Marginal Road

Through a series of personal stories and experiences, this 57 minute documentary video explores the construction of the concept of exile in the mind.
This project was made possible with grants from The Canada Council for the Arts and the National Film Board of Canada.

(Watch complete video below)


Exile on Marginal Road

 A review by Endre Farkas

Exile, according to Oxford Encyclopedic Dictionary, is “the state of being expelled from one’s native land.”  This is true, but it is so much more than a physical displacement; it is a psychological, emotional, familial and cultural deracination. It is a state that is imposed rather than voluntary. Or, as Yassaman Ameri puts it so succinctly,in her powerful film Marginal Road “Exile is what is not there but should be and exile is what is but shouldn’t be.”

Repressive regimes know this only too well, and use it to silence dissidents. You can imprison someone but that imprisonment, no matter how severe or cruel, cannot really be as effective as exile. To exile a person, especially one who is artistically engaged, is to suffocate them painfully by cutting off the familial, psychological, cultural and creative oxygen that they need to flourish and grow, and, in turn, do the same to the land and the people the person is exiled from. This is one of the major subtexts that runs through Ameri’s powerful Marginal Road.
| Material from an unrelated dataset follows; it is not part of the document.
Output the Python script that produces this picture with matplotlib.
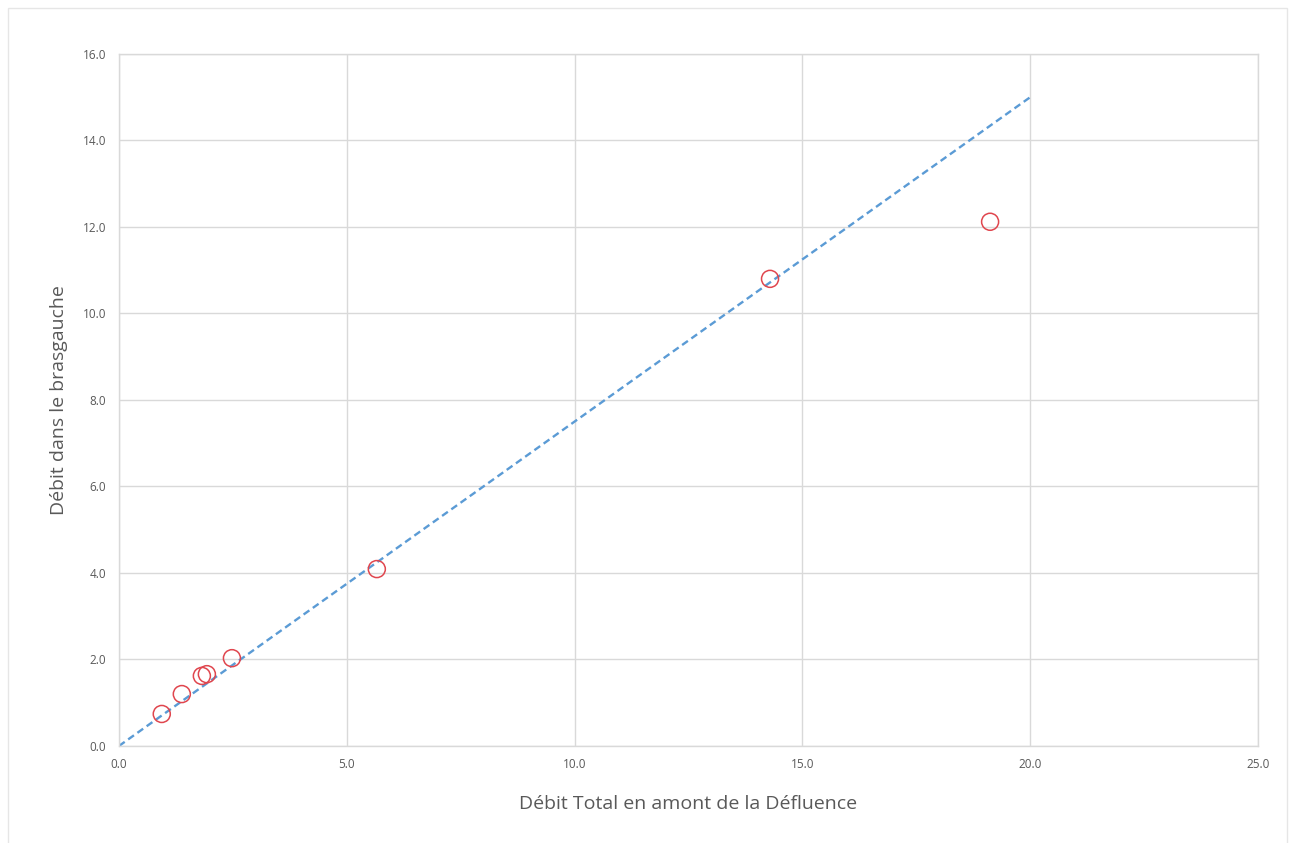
import matplotlib
matplotlib.use("Agg")
import matplotlib.pyplot as plt
from matplotlib.patches import Rectangle
from matplotlib.ticker import MultipleLocator, FormatStrFormatter

debit_total = [0.94, 1.38, 1.82, 1.93, 2.48, 5.66, 14.29, 19.12]
debit_bras_gauche = [0.74, 1.20, 1.62, 1.66, 2.03, 4.09, 10.80, 12.12]

# Reference line
line_x = [0.0, 20.0]
line_y = [0.0, 15.0]

plt.rcParams["font.family"] = ["Open Sans", "DejaVu Sans"]

fig = plt.figure(figsize=(12.9, 8.43), dpi=100)
ax = fig.add_axes([0.0922, 0.1151, 0.8830, 0.8209])

# light frame around the whole chart
fig.patches.append(
    Rectangle((8 / 1290, -0.01), 1279 / 1290, 1.0 - 8 / 843 + 0.01,
              transform=fig.transFigure, fill=False,
              edgecolor="#E6E6E6", linewidth=1.0, zorder=0)
)

ax.plot(line_x, line_y, linestyle=(0, (3, 1.8)), color="#5B9BD5",
        linewidth=1.7, zorder=2)
ax.scatter(debit_total, debit_bras_gauche, s=150, facecolors="none",
           edgecolors="#E0464E", linewidths=1.1, zorder=3)

ax.set_xlim(0, 25)
ax.set_ylim(0, 16)
ax.xaxis.set_major_locator(MultipleLocator(5))
ax.yaxis.set_major_locator(MultipleLocator(2))
ax.xaxis.set_major_formatter(FormatStrFormatter("%.1f"))
ax.yaxis.set_major_formatter(FormatStrFormatter("%.1f"))

ax.grid(True, color="#D9D9D9", linewidth=1.0)
ax.set_axisbelow(True)
for spine in ax.spines.values():
    spine.set_color("#D9D9D9")
    spine.set_linewidth(1.0)
ax.tick_params(length=0, labelsize=8.5, labelcolor="#595959", pad=9)

ax.set_xlabel("Débit Total en amont de la Défluence", fontsize=14,
              color="#595959", labelpad=17)
ax.set_ylabel("Débit dans le brasgauche", fontsize=14,
              color="#595959", labelpad=11)

fig.savefig("out.png", dpi=100)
Marginal Road begins with a striking image of a suitcase against a black backdrop. The suitcase, a symbol of leaving, can be interpreted many ways. However, set against a black background makes sure that we can only interpret it as a sad departure.  It has a somber, lonely aura about it. It is a symbol of leaving against one’s will. The metamorphosis of the suitcase into a passport is a creative imagistic opening paragraph suggesting what is to unfold.

The next powerful composition is an overhead shot of a woman kneeling on a Persian rug that fills the entire screen. In front of her is the same suitcase from the opening shot, open, waiting to be filled with the practical, emotional and psychological necessities for leaving. This exquisitely painful, slow stretch of ten minutes feels like an eternity. It is a beautifully, hauntingly composed metaphor for exile. This scene is a film within a film. I think it, itself, says it all. I could watch this over and over again and not get bored. It is a richly layered tapestry about the complex and painful process and effect of exile.

What breaks the viewer’s heart is the time it takes her to pack and the way she packs and what she packs and then unpacks; what she has to leave behind. This scene raises an interesting dilemma. By leaving she is becoming an exile but also, as a liberated Muslim woman in the “new Ayatollah Iran”, her leaving is freedom. Exile for her is a double edged scimitar.   

However slow or painful this packing is, like the exiled, the film, in a slow and evocative way, moves on.  The pacing and the rhythm of the film goes against the grain of contemporary films that I have seen. It takes its time. You breathe the pain, sadness, and enormity of the loss and the feeling of being lost that washes over the exiled.

The film is composed of what I, as a poet would call verses, but what I also suppose are scenes that narrate the journey of exile. And these scenes/verses build upon what was seen, felt and experienced before. The narration, delivered in a quiet, subdued manner is insightful without being pretentiously meaningful.  It is delicately woven into the film. It is not an accompaniment to the film but an integral part of it. Only once or twice does it literally mirror the image.

Ms. Ameri’s journey of exile is not unlike many other people’s but it is unique because she combines her fine artistic sensibility with her experience that makes it personal (therefore unique) and universal at the same time.

This film is rich with visual images that combines the sensitivity, insight and intelligence of an individual who has deeply experienced exile with a photographer’s eye for the captured moment and a filmmaker’s sense of moving images (in both senses of the phrase).

I especially liked the collage of the letters, envelopes with fading texts as a metaphor of the metamorphosis that takes place with the passing of time. It is the lifeline of families that goes on but becomes more and more disconnected and distant.

Those in exile often yearn to return to their homeland; but they also know that, while they can go back, they can never go home again. Ms. Ameri can’t even go back. She is not permitted.  But like a creative guerrilla, she does get to see her home, and hear its sadness in a plaintive violin piece played by a relative—all thanks to technology.

This is followed by a touching lament of the exile who not only wants to see but also be seen. It is created by her hauntingly simple text and the jerky imagery of cell phone videos of demonstrations shot during the recent Iranian demonstrations of 2009.

There is much in this film to feel, hear and see. Yassaman Ameri has created an understated but powerful “docu-poemantary” of what it truly is to be an exile. The condition is not recommended but the film is certainly one to seen.